The reconstruction errors in fluorescent yield value are mainly caused by the ill-posed nature of FMT, the mesh refinement scale, the effectiveness of the optimization method, the existence of noise, and the absence of a priori knowledge [38]. Nevertheless, while the new algorithm underestimates the values of the fluorescence yield for both single and double targets (Table 3), the reconstructed value using our new algorithm improves the computed yield by more than an order of magnitude when compared to the computations using a fixed mesh. With the known shape and location of fluorescent targets obtained by MRI, Srinivasan et al. [18] reconstructed the value of fluorescent yield accurately using numerical experiments. However, in practical applications, accurate information about location and shape is difficult to obtain. Therefore, further research is required to improve the reconstruction.

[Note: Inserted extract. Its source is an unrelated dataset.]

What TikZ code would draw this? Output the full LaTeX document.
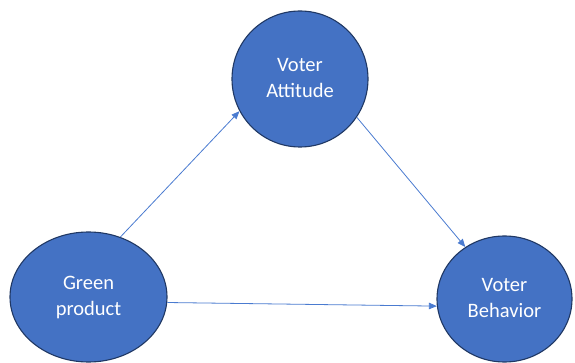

In summary, using numerical simulations, we have demonstrated the feasibility and efficiency of a novel hybrid adaptive finite element algorithm, suggesting improved reconstruction of target location and shape while simultaneously reducing the size of the data set and the accompanying computation time. We are planning to extend our proposed method to the whole mouse and test the performance of the algorithm using phantom and mouse experiments.

## Acknowledgments

This work is supported in part by the National Nature Science Foundation of China, the Tsinghua-Yue-Yuen Medical Science Foundation, the National Basic Research Program of China, the Hi-Tech Research and Development Program of China, and the Special Research Fund for the Doctoral Program of Higher Education of China.